Definition and Overview
Concept
Correlation coefficient quantifies the degree to which two variables co-vary linearly. Values range from -1 (perfect negative) to +1 (perfect positive), with 0 indicating no linear relationship.
Purpose
Measures strength and direction of association. Used to identify predictive variables, confirm hypotheses, and summarize data relationships.
Historical Context
Developed by Francis Galton and Karl Pearson in the late 19th century.
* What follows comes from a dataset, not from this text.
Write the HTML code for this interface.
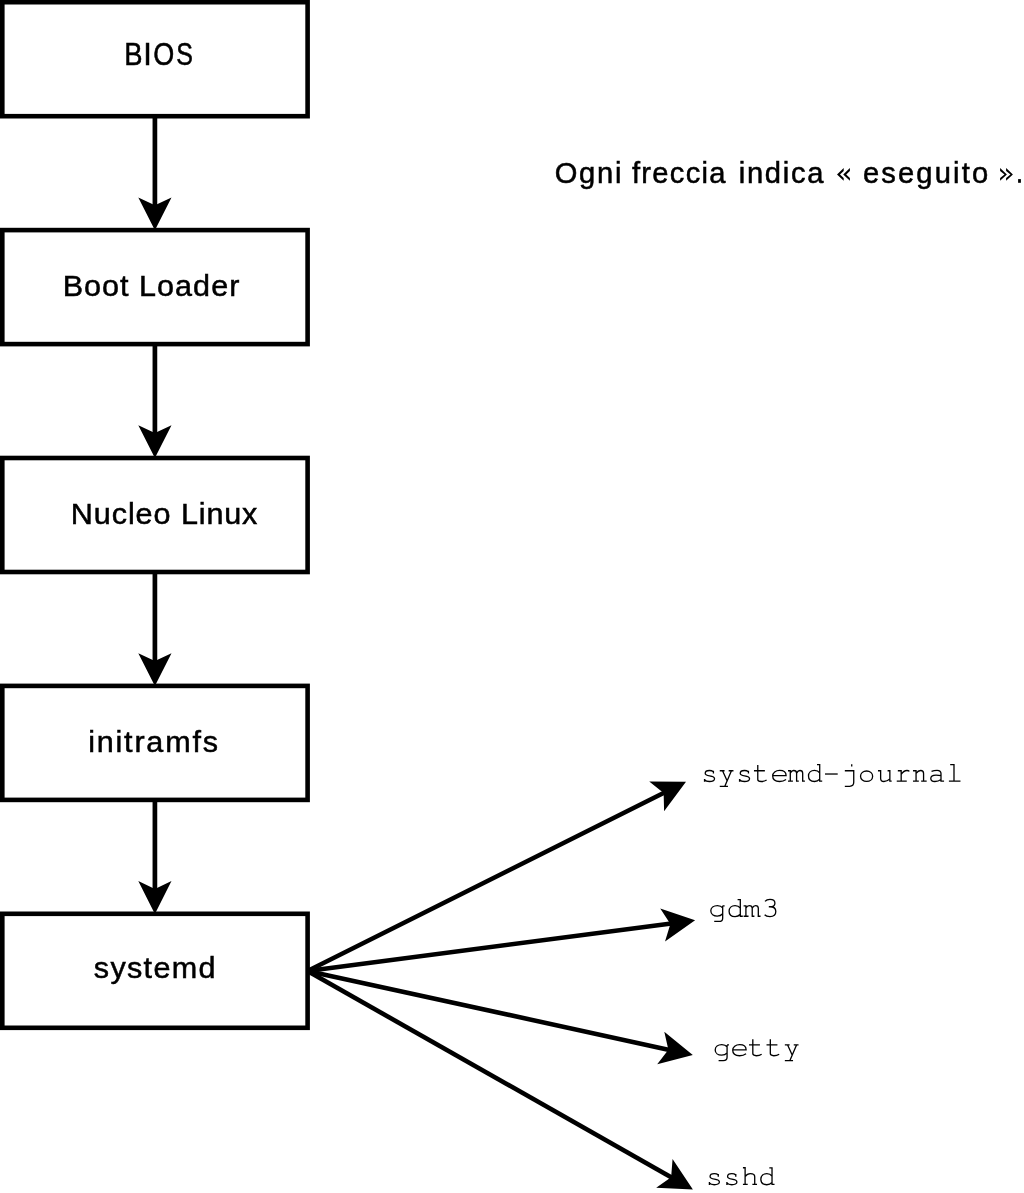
<!DOCTYPE html>
<html><head><meta charset="utf-8"><style>
html,body{margin:0;padding:0;background:#fff;width:1024px;height:1193px;overflow:hidden}
svg{display:block;will-change:transform}
.s{font-family:"Liberation Sans",sans-serif}
.m{font-family:"Liberation Mono",monospace}
</style></head><body>
<svg width="1024" height="1193" viewBox="0 0 1024 1193">
<rect x="0" y="0" width="1024" height="1193" fill="#fff"/>
<rect x="2.3" y="2.2" width="305.3" height="114" fill="none" stroke="#000" stroke-width="4.6"/>
<rect x="2.3" y="230.1" width="305.3" height="114" fill="none" stroke="#000" stroke-width="4.6"/>
<rect x="2.3" y="458" width="305.3" height="114" fill="none" stroke="#000" stroke-width="4.6"/>
<rect x="2.3" y="685.9" width="305.3" height="114" fill="none" stroke="#000" stroke-width="4.6"/>
<rect x="2.3" y="913.8" width="305.3" height="114" fill="none" stroke="#000" stroke-width="4.6"/>
<line x1="154.9" y1="117.5" x2="154.9" y2="206.2" stroke="#000" stroke-width="4.7"/>
<polygon points="154.9,230.2 138.3,197.4 154.9,205.2 171.5,197.4" fill="#000"/>
<line x1="154.9" y1="345.4" x2="154.9" y2="434.1" stroke="#000" stroke-width="4.7"/>
<polygon points="154.9,458.1 138.3,425.3 154.9,433.1 171.5,425.3" fill="#000"/>
<line x1="154.9" y1="573.3" x2="154.9" y2="662" stroke="#000" stroke-width="4.7"/>
<polygon points="154.9,686 138.3,653.2 154.9,661 171.5,653.2" fill="#000"/>
<line x1="154.9" y1="801.2" x2="154.9" y2="889.9" stroke="#000" stroke-width="4.7"/>
<polygon points="154.9,913.9 138.3,881.1 154.9,888.9 171.5,881.1" fill="#000"/>
<line x1="307.5" y1="971" x2="664.53" y2="792.44" stroke="#000" stroke-width="4.6"/>
<polygon points="686,781.7 664.09,811.22 663.64,792.88 649.24,781.52" fill="#000"/>
<line x1="307.5" y1="971" x2="671.3" y2="923.41" stroke="#000" stroke-width="4.6"/>
<polygon points="695.1,920.3 665.02,941.44 670.36,923.89 660.26,908.58" fill="#000"/>
<line x1="307.5" y1="971" x2="669.35" y2="1049.89" stroke="#000" stroke-width="4.6"/>
<polygon points="692.8,1055 657.22,1064.23 668.37,1049.67 664.29,1031.79" fill="#000"/>
<line x1="307.5" y1="971" x2="672.02" y2="1177.76" stroke="#000" stroke-width="4.6"/>
<polygon points="692.9,1189.6 656.18,1187.86 671.15,1177.27 672.56,1158.98" fill="#000"/>
<text class="s" transform="translate(124.14 64.90) scale(0.9313 1.0550)" font-size="29.4" letter-spacing="0.000" stroke="#000" stroke-width="0.5">B</text>
<text class="s" transform="translate(143.20 64.90) scale(1.0500 1.0550)" font-size="29.4" letter-spacing="0.000" stroke="#000" stroke-width="0.5">I</text>
<text class="s" transform="translate(153.18 64.90) scale(0.9190 1.0550)" font-size="29.4" letter-spacing="0.000" stroke="#000" stroke-width="0.5">O</text>
<text class="s" transform="translate(176.15 64.90) scale(0.8500 1.0550)" font-size="29.4" letter-spacing="0.000" stroke="#000" stroke-width="0.5">S</text>
<text class="s" transform="translate(62.82 295.80) scale(1.0400 0.9955)" font-size="29.4" letter-spacing="0.878" stroke="#000" stroke-width="0.5">Boot</text>
<text class="s" transform="translate(138.92 295.80) scale(1.0400 0.9955)" font-size="29.4" letter-spacing="1.027" stroke="#000" stroke-width="0.5">Loader</text>
<text class="s" transform="translate(70.82 523.90) scale(1.0400 0.9909)" font-size="29.4" letter-spacing="0.873" stroke="#000" stroke-width="0.5">Nucleo</text>
<text class="s" transform="translate(180.92 523.90) scale(1.0400 0.9909)" font-size="29.4" letter-spacing="0.813" stroke="#000" stroke-width="0.5">Linux</text>
<text class="s" transform="translate(88.17 751.50) scale(1.0400 0.9773)" font-size="29.4" letter-spacing="1.722" stroke="#000" stroke-width="0.5">initramfs</text>
<text class="s" transform="translate(93.86 977.90) scale(1.0400 1.0000)" font-size="29.4" letter-spacing="1.253" stroke="#000" stroke-width="0.5">systemd</text>
<text class="s" transform="translate(554.66 182.80) scale(1.0400 1.0850)" font-size="28" letter-spacing="1.673" stroke="#000" stroke-width="0.5">Ogni</text>
<text class="s" transform="translate(631.90 182.80) scale(1.0400 1.0850)" font-size="28" letter-spacing="1.263" stroke="#000" stroke-width="0.5">freccia</text>
<text class="s" transform="translate(738.72 182.80) scale(1.0400 1.0850)" font-size="28" letter-spacing="1.646" stroke="#000" stroke-width="0.5">indica</text>
<text class="s" transform="translate(862.96 182.80) scale(1.0400 1.0850)" font-size="28" letter-spacing="2.066" stroke="#000" stroke-width="0.5">eseguito</text>
<g fill="none" stroke="#000" stroke-width="45"><path transform="translate(700.85 781.7) scale(0.0291 -0.0291)" d="M 432,278 L 432,376 M 432,344 C 395,372 350,385 295,385 C 205,385 150,347 150,291 C 150,229 210,213 300,199 C 400,184 470,163 470,102 C 470,39 400,6 295,6 C 215,6 160,28 127,67 M 127,-2 L 127,97"/><path transform="translate(718.36 781.7) scale(0.0291 -0.0291)" d="M 48,376 L 213,376 M 354,376 L 519,376 M 144,376 L 300,32 M 450,376 L 222,-160 M 48,-160 L 330,-160"/><path transform="translate(735.87 781.7) scale(0.0291 -0.0291)" d="M 432,278 L 432,376 M 432,344 C 395,372 350,385 295,385 C 205,385 150,347 150,291 C 150,229 210,213 300,199 C 400,184 470,163 470,102 C 470,39 400,6 295,6 C 215,6 160,28 127,67 M 127,-2 L 127,97"/><path transform="translate(753.38 781.7) scale(0.0291 -0.0291)" d="M 151,575 L 151,79 C 151,30 190,6 270,6 C 345,6 405,23 455,56 M 20,376 L 395,376"/><path transform="translate(770.89 781.7) scale(0.0291 -0.0291)" d="M 62,210 L 522,210 C 522,319 430,387 300,387 C 165,387 62,305 62,194 C 62,76 160,6 300,6 C 390,6 460,28 520,74"/><path transform="translate(788.40 781.7) scale(0.0291 -0.0291)" d="M -14,376 L 65,376 L 65,18 M 65,296 C 95,356 135,385 180,385 C 245,385 282,352 282,291 L 282,18 M 282,296 C 312,356 352,385 397,385 C 460,385 491,352 491,291 L 491,18 M -14,18 L 155,18 M 261,18 L 357,18 M 467,18 L 567,18"/><path transform="translate(805.91 781.7) scale(0.0291 -0.0291)" d="M 381,588 L 474,588 L 474,18 L 560,18 M 474,301 C 430,361 370,387 295,387 C 170,387 89,305 89,194 C 89,81 170,6 295,6 C 370,6 430,37 474,88"/><path transform="translate(823.42 781.7) scale(0.0291 -0.0291)" d="M 55,264 L 491,264"/><path transform="translate(840.93 781.7) scale(0.0291 -0.0291)" d="M 371,520 L 371,600 M 134,376 L 440,376 L 440,-23 C 440,-117 390,-160 300,-160 L 134,-160"/><path transform="translate(858.44 781.7) scale(0.0291 -0.0291)" d="M 280,11 C 165,11 72,83 72,190 C 72,296 165,368 280,368 C 395,368 488,296 488,190 C 488,83 395,11 280,11 Z"/><path transform="translate(875.95 781.7) scale(0.0291 -0.0291)" d="M 69,376 L 161,376 L 161,111 C 161,37 200,6 275,6 C 360,6 425,42 478,97 M 400,376 L 478,376 L 478,18 L 540,18"/><path transform="translate(893.46 781.7) scale(0.0291 -0.0291)" d="M 150,376 L 265,376 L 265,18 M 113,18 L 457,18 M 265,250 C 320,338 390,385 465,385 C 505,385 532,372 548,353"/><path transform="translate(910.97 781.7) scale(0.0291 -0.0291)" d="M 69,376 L 175,376 L 175,18 M 69,18 L 270,18 M 175,282 C 220,350 272,385 335,385 C 400,385 433,350 433,282 L 433,18 M 350,18 L 540,18"/><path transform="translate(928.48 781.7) scale(0.0291 -0.0291)" d="M 105,356 C 160,376 225,387 295,387 C 385,387 430,352 430,278 L 430,18 L 536,18 M 430,208 C 370,222 320,227 260,227 C 150,227 79,185 79,111 C 79,46 130,6 220,6 C 300,6 375,32 430,74"/><path transform="translate(945.99 781.7) scale(0.0291 -0.0291)" d="M 144,590 L 275,590 L 275,18 M 100,18 L 498,18"/></g>
<g fill="none" stroke="#000" stroke-width="45"><path transform="translate(709.00 916.8) scale(0.0291 -0.0291)" d="M 470,376 L 536,376 M 470,376 L 470,-47 C 470,-126 420,-160 340,-160 L 179,-160 M 470,310 C 430,363 370,387 290,387 C 160,387 62,314 62,205 C 62,96 160,26 282,26 C 362,26 430,57 470,104"/><path transform="translate(726.51 916.8) scale(0.0291 -0.0291)" d="M 381,588 L 474,588 L 474,18 L 560,18 M 474,301 C 430,361 370,387 295,387 C 170,387 89,305 89,194 C 89,81 170,6 295,6 C 370,6 430,37 474,88"/><path transform="translate(744.02 916.8) scale(0.0291 -0.0291)" d="M -14,376 L 65,376 L 65,18 M 65,296 C 95,356 135,385 180,385 C 245,385 282,352 282,291 L 282,18 M 282,296 C 312,356 352,385 397,385 C 460,385 491,352 491,291 L 491,18 M -14,18 L 155,18 M 261,18 L 357,18 M 467,18 L 567,18"/><path transform="translate(761.53 916.8) scale(0.0291 -0.0291)" d="M120,528 C160,578 220,600 290,600 C390,600 460,545 460,468 C460,390 390,345 290,345 L250,345 M290,345 C420,345 490,280 490,180 C490,70 410,6 290,6 C210,6 140,30 107,70"/></g>
<g fill="none" stroke="#000" stroke-width="45"><path transform="translate(713.40 1055.9) scale(0.0291 -0.0291)" d="M 470,376 L 536,376 M 470,376 L 470,-47 C 470,-126 420,-160 340,-160 L 179,-160 M 470,310 C 430,363 370,387 290,387 C 160,387 62,314 62,205 C 62,96 160,26 282,26 C 362,26 430,57 470,104"/><path transform="translate(730.91 1055.9) scale(0.0291 -0.0291)" d="M 62,210 L 522,210 C 522,319 430,387 300,387 C 165,387 62,305 62,194 C 62,76 160,6 300,6 C 390,6 460,28 520,74"/><path transform="translate(748.42 1055.9) scale(0.0291 -0.0291)" d="M 151,575 L 151,79 C 151,30 190,6 270,6 C 345,6 405,23 455,56 M 20,376 L 395,376"/><path transform="translate(765.93 1055.9) scale(0.0291 -0.0291)" d="M 151,575 L 151,79 C 151,30 190,6 270,6 C 345,6 405,23 455,56 M 20,376 L 395,376"/><path transform="translate(783.44 1055.9) scale(0.0291 -0.0291)" d="M 48,376 L 213,376 M 354,376 L 519,376 M 144,376 L 300,32 M 450,376 L 222,-160 M 48,-160 L 330,-160"/></g>
<g fill="none" stroke="#000" stroke-width="45"><path transform="translate(705.70 1184.9) scale(0.0291 -0.0291)" d="M 432,278 L 432,376 M 432,344 C 395,372 350,385 295,385 C 205,385 150,347 150,291 C 150,229 210,213 300,199 C 400,184 470,163 470,102 C 470,39 400,6 295,6 C 215,6 160,28 127,67 M 127,-2 L 127,97"/><path transform="translate(723.21 1184.9) scale(0.0291 -0.0291)" d="M 432,278 L 432,376 M 432,344 C 395,372 350,385 295,385 C 205,385 150,347 150,291 C 150,229 210,213 300,199 C 400,184 470,163 470,102 C 470,39 400,6 295,6 C 215,6 160,28 127,67 M 127,-2 L 127,97"/><path transform="translate(740.72 1184.9) scale(0.0291 -0.0291)" d="M 76,590 L 151,590 L 151,18 M 76,18 L 240,18 M 151,282 C 200,352 260,385 330,385 C 420,385 481,344 481,278 L 481,18 M 400,18 L 560,18"/><path transform="translate(758.23 1184.9) scale(0.0291 -0.0291)" d="M 381,588 L 474,588 L 474,18 L 560,18 M 474,301 C 430,361 370,387 295,387 C 170,387 89,305 89,194 C 89,81 170,6 295,6 C 370,6 430,37 474,88"/></g>
<polygon points="843.70,168.00 843.70,171.00 840.00,174.50 843.70,178.00 843.70,180.80 837.00,174.50" fill="#000"/><polygon points="849.90,168.00 849.90,171.00 846.20,174.50 849.90,178.00 849.90,180.80 843.20,174.50" fill="#000"/><polygon points="1000.10,168.10 1006.90,174.50 1000.10,180.80 1000.10,177.90 1004.50,174.50 1000.10,171.10" fill="#000"/><polygon points="1006.10,168.10 1012.90,174.50 1006.10,180.80 1006.10,177.90 1010.50,174.50 1006.10,171.10" fill="#000"/><rect x="1018.1" y="179.1" width="2.8" height="3.7" fill="#000"/>
</svg>
</body></html>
Foundation for modern regression and multivariate statistics.
"Correlation does not imply causation, but it is fundamental to understanding relationships in data." -- Karl Pearson
Types of Correlation Coefficients
Pearson Product-Moment Correlation
Measures linear relationship between two continuous variables. Assumes normality and homoscedasticity.
Spearman’s Rank Correlation
Non-parametric measure based on ranked data. Captures monotonic relationships, robust to outliers.
Kendall’s Tau
Non-parametric, measures ordinal association. Based on concordant and discordant pairs.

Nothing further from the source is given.